__Collected data__.
==============================

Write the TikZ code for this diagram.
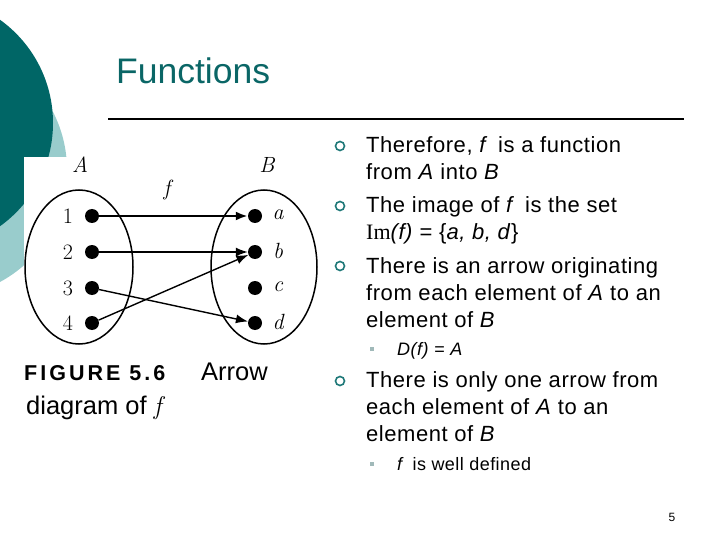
\documentclass[tikz,border=0pt]{standalone}
\usepackage{fontspec}
\newfontfamily\sfa[LetterSpace=2.5]{Liberation Sans}
\newfontfamily\sfplain{Liberation Sans}
\newfontfamily\sfb{Liberation Serif}
\newfontfamily\figf[LetterSpace=14]{Liberation Sans}
\usetikzlibrary{arrows.meta,shapes.geometric}
\definecolor{darkteal}{RGB}{0,102,102}
\definecolor{lightteal}{RGB}{153,204,204}
\definecolor{titlec}{RGB}{10,102,102}
\definecolor{bulc}{RGB}{30,120,120}
\definecolor{subc}{RGB}{160,185,185}
\tikzset{
  body/.style={anchor=base west, inner sep=0, font=\sfa\fontsize{22}{27}\selectfont},
  subbody/.style={anchor=base west, inner sep=0, font=\sfa\fontsize{18}{22}\selectfont},
  bul/.style={circle, draw=bulc, line width=1.6pt, inner sep=0, minimum size=9pt},
  subbul/.style={rectangle, fill=subc, inner sep=0, minimum size=4pt},
  dot/.style={circle, fill=black, inner sep=0, minimum size=14pt},
  lbl/.style={inner sep=0, font=\fontsize{22}{26}\selectfont},
  ilbl/.style={inner sep=0, font=\fontsize{22}{26}\selectfont\itshape},
  setell/.style={draw, ellipse, line width=1.5pt, inner sep=0},
  arr/.style={-{Latex[length=12pt,width=9pt]}, line width=1.4pt},
}
\begin{document}
\begin{tikzpicture}[x=1pt,y=-1pt]
\useasboundingbox (0,0) rectangle (720,540);
% background decoration
\fill[lightteal] (-60,170) circle (127);
\fill[darkteal] (-74,123) circle (127);
\fill[white] (24,157) rectangle (300,432);
% title
\node[anchor=base west, inner sep=0, text=titlec, font=\sfplain\fontsize{35.5}{40}\selectfont] (title) at (116,84) {Functions};
\draw[line width=2pt] (108,119) -- (684,119);
% figure
\node[setell, minimum width=108pt, minimum height=154pt] (EA) at (79,267) {};
\node[setell, minimum width=106pt, minimum height=154pt] (EB) at (264,267) {};
\node[ilbl] (lA) at (80,165) {A};
\node[ilbl] (lB) at (267,165) {B};
\node[ilbl] (lf) at (167,190) {f};
\node[dot] (d1) at (92,216) {};
\node[dot] (d2) at (92,252) {};
\node[dot] (d3) at (92,288) {};
\node[dot] (d4) at (92,323) {};
\node[dot] (da) at (255,216) {};
\node[dot] (db) at (255,252) {};
\node[dot] (dc) at (255,288) {};
\node[dot] (dd) at (255,323) {};
\node[lbl] (n1) at (68,216) {1};
\node[lbl] (n2) at (68,252) {2};
\node[lbl] (n3) at (68,288) {3};
\node[lbl] (n4) at (68,323) {4};
\node[ilbl] (na) at (278,215) {a};
\node[ilbl] (nb) at (278,251) {b};
\node[ilbl] (nc) at (278,287) {c};
\node[ilbl] (nd) at (278,322) {d};
\draw[arr, line width=2.4pt] (d1) -- (da);
\draw[arr] (d2) -- (db);
\draw[arr] (d3) -- (dd);
\draw[arr] (d4) -- (db);
\node[anchor=base west, inner sep=0, font=\figf\bfseries\fontsize{21.5}{24}\selectfont] (cap1) at (24,380) {FIGURE 5.6};
\node[anchor=base west, inner sep=0, font=\sfplain\fontsize{25.5}{28}\selectfont] (cap2) at (201,380) {Arrow};
\node[anchor=base west, inner sep=0, font=\sfplain\fontsize{25.5}{28}\selectfont] (cap3) at (26,414) {diagram of {\rmfamily\itshape f}};
% bullets
\node[bul] (b1) at (340,146) {};
\node[bul] (b2) at (340,206) {};
\node[bul] (b3) at (340,266) {};
\node[bul] (b4) at (340,381) {};
\node[subbul] (s1) at (372,349) {};
\node[subbul] (s2) at (372,464) {};
% text
\node[body] (t1) at (366,153) {Therefore, \textit{f}\, is a function};
\node[body] (t2) at (366,180) {from \textit{A} into \textit{B}};
\node[body] (t3) at (366,213) {The image of \textit{f}\, is the set};
\node[body] (t4) at (366,240) {{\sfb Im}\textit{(f)} = \{\textit{a, b, d}\}};
\node[body] (t5) at (366,273) {There is an arrow originating};
\node[body] (t6) at (366,300) {from each element of \textit{A} to an};
\node[body] (t7) at (366,327) {element of \textit{B}};
\node[subbody] (u1) at (397,355) {\textit{D(f)} = \textit{A}};
\node[body] (t8) at (366,387) {There is only one arrow from};
\node[body] (t9) at (366,414) {each element of \textit{A} to an};
\node[body] (t10) at (366,441) {element of \textit{B}};
\node[subbody] (u2) at (397,470) {\textit{f}\, is well defined};
\node[inner sep=0, font=\sfplain\fontsize{12}{14}\selectfont] (pg) at (672,517) {5};
\end{tikzpicture}
\end{document}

==============================

__Task statement__.
Every line in the data that holds "diagram" should be copied out.

__Written answer__.
Write the TikZ code for this diagram.
\node[anchor=base west, inner sep=0, font=\sfplain\fontsize{25.5}{28}\selectfont] (cap3) at (26,414) {diagram of {\rmfamily\itshape f}};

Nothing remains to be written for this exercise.